CHALLENGE:
Without copying any pictures, restate exactly the lines from the start of the records through the line containing "(c\i) -- ++(0,80);".

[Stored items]
|---|
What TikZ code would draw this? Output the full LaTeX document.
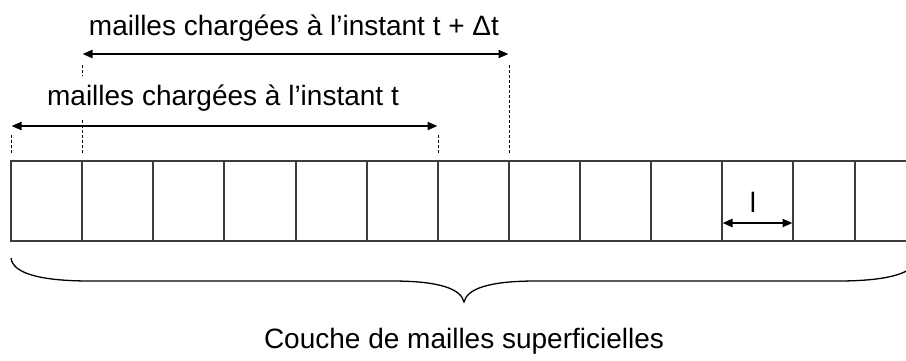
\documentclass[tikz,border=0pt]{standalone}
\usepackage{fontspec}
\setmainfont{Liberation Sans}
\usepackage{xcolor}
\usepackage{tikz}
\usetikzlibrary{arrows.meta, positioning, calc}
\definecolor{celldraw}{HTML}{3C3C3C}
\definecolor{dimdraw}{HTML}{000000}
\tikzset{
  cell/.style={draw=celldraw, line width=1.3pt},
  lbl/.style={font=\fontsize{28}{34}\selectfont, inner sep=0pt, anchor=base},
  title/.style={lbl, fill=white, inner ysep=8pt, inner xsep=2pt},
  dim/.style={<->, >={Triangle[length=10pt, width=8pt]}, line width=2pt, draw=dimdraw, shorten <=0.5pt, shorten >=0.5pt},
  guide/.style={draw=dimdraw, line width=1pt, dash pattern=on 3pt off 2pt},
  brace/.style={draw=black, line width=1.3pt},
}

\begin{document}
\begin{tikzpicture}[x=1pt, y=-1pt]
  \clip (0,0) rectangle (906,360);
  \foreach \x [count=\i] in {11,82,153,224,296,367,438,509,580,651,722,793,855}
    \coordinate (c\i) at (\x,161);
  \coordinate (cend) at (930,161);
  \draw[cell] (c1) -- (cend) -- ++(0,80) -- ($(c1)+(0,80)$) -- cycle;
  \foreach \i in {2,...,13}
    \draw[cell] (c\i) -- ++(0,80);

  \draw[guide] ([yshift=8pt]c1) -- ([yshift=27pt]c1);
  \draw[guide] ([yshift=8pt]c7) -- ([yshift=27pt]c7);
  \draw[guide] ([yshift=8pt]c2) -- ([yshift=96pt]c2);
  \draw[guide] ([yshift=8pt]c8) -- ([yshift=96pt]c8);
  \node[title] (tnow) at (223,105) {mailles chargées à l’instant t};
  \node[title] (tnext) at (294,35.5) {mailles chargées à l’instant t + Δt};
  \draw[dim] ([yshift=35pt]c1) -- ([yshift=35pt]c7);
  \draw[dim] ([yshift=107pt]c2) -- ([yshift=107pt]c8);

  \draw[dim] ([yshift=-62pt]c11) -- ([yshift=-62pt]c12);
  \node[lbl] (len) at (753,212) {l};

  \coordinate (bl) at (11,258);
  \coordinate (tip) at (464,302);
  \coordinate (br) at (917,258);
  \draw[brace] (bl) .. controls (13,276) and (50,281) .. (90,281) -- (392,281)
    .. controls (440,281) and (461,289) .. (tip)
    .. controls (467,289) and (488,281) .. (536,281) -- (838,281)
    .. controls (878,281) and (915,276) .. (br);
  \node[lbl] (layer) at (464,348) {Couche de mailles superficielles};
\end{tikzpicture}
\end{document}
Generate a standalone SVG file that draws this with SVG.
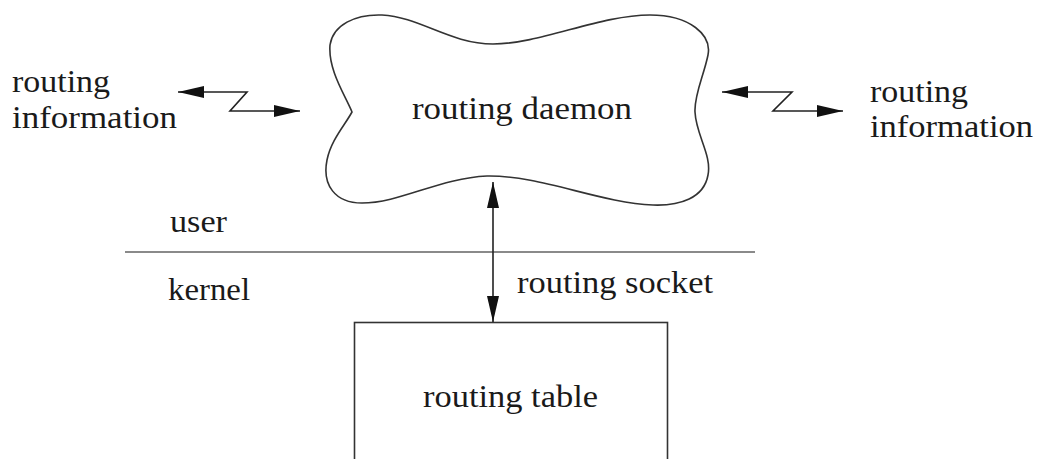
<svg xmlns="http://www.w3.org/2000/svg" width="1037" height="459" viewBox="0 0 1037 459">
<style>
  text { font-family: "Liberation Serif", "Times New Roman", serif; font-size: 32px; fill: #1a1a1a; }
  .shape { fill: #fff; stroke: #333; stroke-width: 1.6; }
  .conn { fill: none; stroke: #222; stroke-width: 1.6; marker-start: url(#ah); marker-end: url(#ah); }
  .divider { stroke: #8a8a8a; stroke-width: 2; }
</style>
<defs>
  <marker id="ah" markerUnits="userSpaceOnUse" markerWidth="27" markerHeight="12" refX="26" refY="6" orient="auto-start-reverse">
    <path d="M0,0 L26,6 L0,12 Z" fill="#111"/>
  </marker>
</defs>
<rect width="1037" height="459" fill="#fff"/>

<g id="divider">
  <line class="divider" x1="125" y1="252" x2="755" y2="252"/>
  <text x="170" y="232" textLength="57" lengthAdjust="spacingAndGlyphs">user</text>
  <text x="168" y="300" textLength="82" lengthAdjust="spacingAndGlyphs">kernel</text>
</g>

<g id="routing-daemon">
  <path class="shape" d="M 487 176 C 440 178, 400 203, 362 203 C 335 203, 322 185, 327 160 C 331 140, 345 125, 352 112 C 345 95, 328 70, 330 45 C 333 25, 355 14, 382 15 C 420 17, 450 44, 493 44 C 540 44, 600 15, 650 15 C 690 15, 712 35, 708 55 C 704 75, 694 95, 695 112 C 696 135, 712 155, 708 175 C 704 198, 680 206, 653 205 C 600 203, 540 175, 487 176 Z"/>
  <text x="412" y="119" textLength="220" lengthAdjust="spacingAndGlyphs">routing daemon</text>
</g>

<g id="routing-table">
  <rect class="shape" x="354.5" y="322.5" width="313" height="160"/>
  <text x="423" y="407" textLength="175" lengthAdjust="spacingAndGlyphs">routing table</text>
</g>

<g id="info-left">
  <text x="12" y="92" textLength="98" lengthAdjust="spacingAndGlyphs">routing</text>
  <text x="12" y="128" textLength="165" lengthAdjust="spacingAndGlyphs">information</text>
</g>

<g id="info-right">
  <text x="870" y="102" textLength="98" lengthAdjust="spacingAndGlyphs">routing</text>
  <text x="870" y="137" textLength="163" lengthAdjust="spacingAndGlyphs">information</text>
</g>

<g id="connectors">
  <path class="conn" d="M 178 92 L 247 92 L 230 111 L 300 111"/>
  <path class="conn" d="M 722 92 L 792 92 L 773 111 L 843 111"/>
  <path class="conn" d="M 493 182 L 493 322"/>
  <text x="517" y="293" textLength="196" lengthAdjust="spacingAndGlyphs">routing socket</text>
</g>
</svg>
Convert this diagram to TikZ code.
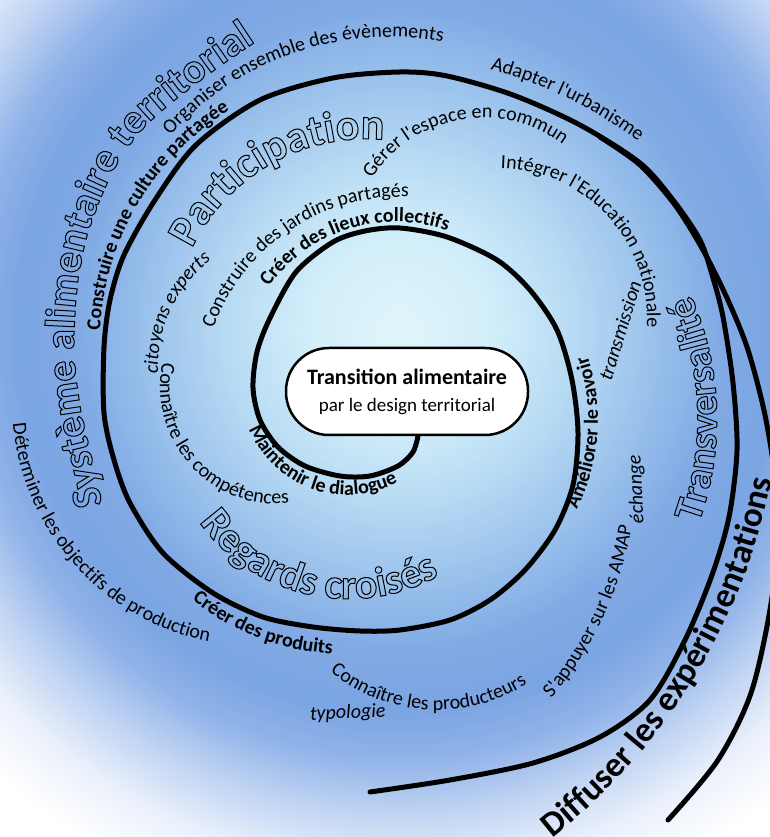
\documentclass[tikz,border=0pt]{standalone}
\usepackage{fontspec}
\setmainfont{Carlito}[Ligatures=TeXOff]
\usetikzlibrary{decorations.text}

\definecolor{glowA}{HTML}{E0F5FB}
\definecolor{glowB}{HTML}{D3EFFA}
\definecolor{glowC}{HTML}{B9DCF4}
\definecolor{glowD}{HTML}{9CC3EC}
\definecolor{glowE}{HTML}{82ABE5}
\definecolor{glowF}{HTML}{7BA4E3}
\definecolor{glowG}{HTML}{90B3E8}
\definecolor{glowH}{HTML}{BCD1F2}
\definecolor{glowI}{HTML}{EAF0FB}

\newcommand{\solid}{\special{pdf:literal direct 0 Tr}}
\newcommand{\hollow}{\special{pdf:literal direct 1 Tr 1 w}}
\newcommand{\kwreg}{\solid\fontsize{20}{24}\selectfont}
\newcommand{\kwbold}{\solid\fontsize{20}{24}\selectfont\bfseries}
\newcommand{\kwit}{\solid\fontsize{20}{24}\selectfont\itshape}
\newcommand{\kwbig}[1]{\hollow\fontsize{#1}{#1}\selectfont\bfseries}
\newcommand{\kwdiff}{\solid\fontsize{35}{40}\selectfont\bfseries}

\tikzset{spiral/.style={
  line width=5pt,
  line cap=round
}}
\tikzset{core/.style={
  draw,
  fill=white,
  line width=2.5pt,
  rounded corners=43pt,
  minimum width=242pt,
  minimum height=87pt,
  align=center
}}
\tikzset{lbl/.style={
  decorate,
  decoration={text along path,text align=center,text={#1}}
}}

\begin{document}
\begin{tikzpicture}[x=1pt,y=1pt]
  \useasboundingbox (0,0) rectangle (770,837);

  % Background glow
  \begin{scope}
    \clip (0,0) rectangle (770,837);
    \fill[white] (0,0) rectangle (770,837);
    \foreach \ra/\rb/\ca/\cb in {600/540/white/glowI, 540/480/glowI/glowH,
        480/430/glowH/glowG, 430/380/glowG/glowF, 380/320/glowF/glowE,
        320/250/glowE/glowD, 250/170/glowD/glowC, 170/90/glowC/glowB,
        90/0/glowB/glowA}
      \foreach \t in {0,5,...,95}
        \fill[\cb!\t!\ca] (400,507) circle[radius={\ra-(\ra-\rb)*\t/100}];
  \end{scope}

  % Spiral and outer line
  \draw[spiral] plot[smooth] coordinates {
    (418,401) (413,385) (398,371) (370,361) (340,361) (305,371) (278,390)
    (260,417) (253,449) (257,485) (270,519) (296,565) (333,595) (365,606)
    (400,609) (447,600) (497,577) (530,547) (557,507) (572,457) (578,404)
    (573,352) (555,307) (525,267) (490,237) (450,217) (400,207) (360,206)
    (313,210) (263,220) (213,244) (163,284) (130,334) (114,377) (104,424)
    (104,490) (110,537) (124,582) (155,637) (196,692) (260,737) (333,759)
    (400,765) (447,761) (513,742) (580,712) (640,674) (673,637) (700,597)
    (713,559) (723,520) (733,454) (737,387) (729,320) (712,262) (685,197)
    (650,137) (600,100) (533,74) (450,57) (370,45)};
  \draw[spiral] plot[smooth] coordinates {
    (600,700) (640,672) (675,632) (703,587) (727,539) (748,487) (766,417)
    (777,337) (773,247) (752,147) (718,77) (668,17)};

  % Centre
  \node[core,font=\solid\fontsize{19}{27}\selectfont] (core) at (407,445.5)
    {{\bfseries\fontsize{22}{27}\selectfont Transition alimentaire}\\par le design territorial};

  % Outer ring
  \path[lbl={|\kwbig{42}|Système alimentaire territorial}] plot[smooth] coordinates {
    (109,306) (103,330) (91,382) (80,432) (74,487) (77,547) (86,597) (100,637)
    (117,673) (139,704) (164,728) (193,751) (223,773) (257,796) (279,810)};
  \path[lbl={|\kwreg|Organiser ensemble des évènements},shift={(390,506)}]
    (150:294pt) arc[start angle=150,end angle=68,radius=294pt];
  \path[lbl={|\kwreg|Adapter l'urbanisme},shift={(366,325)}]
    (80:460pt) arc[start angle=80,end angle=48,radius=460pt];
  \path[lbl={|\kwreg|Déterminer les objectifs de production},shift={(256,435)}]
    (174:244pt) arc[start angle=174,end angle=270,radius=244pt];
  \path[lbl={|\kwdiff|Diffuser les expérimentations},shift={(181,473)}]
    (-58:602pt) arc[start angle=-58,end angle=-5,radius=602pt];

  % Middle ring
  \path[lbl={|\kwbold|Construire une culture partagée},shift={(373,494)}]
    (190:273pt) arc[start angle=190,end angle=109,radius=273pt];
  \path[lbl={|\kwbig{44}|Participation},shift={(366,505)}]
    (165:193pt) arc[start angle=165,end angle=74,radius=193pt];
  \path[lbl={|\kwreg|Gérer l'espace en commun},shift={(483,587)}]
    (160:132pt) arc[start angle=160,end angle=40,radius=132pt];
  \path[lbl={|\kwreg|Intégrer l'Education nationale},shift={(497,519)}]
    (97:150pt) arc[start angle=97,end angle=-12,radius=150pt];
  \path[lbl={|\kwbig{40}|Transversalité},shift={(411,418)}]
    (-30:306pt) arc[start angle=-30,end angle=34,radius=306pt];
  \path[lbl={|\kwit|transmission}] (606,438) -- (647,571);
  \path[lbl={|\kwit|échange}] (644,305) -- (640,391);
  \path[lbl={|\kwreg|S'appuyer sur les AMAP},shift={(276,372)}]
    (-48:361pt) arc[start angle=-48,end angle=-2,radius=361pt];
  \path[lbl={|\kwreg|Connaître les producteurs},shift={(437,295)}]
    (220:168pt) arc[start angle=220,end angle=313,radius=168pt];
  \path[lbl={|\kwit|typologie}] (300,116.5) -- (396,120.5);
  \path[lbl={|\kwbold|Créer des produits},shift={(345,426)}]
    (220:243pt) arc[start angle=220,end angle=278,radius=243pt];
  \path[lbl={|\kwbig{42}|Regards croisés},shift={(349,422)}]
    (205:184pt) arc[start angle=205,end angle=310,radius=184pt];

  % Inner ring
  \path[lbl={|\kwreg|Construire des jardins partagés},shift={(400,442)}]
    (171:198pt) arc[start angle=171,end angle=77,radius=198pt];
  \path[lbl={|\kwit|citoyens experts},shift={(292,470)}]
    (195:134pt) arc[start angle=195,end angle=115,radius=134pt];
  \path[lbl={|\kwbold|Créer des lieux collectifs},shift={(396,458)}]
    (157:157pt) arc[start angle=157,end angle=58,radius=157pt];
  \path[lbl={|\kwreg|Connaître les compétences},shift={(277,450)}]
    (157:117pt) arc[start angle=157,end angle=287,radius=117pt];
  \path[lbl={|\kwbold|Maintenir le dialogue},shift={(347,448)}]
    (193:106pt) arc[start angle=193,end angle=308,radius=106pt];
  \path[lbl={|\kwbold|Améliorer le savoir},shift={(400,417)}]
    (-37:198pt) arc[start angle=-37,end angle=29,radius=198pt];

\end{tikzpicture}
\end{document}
|---|
FINAL RESULT:
What TikZ code would draw this? Output the full LaTeX document.
\documentclass[tikz,border=0pt]{standalone}
\usepackage{fontspec}
\setmainfont{Liberation Sans}
\usepackage{xcolor}
\usepackage{tikz}
\usetikzlibrary{arrows.meta, positioning, calc}
\definecolor{celldraw}{HTML}{3C3C3C}
\definecolor{dimdraw}{HTML}{000000}
\tikzset{
  cell/.style={draw=celldraw, line width=1.3pt},
  lbl/.style={font=\fontsize{28}{34}\selectfont, inner sep=0pt, anchor=base},
  title/.style={lbl, fill=white, inner ysep=8pt, inner xsep=2pt},
  dim/.style={<->, >={Triangle[length=10pt, width=8pt]}, line width=2pt, draw=dimdraw, shorten <=0.5pt, shorten >=0.5pt},
  guide/.style={draw=dimdraw, line width=1pt, dash pattern=on 3pt off 2pt},
  brace/.style={draw=black, line width=1.3pt},
}

\begin{document}
\begin{tikzpicture}[x=1pt, y=-1pt]
  \clip (0,0) rectangle (906,360);
  \foreach \x [count=\i] in {11,82,153,224,296,367,438,509,580,651,722,793,855}
    \coordinate (c\i) at (\x,161);
  \coordinate (cend) at (930,161);
  \draw[cell] (c1) -- (cend) -- ++(0,80) -- ($(c1)+(0,80)$) -- cycle;
  \foreach \i in {2,...,13}
    \draw[cell] (c\i) -- ++(0,80);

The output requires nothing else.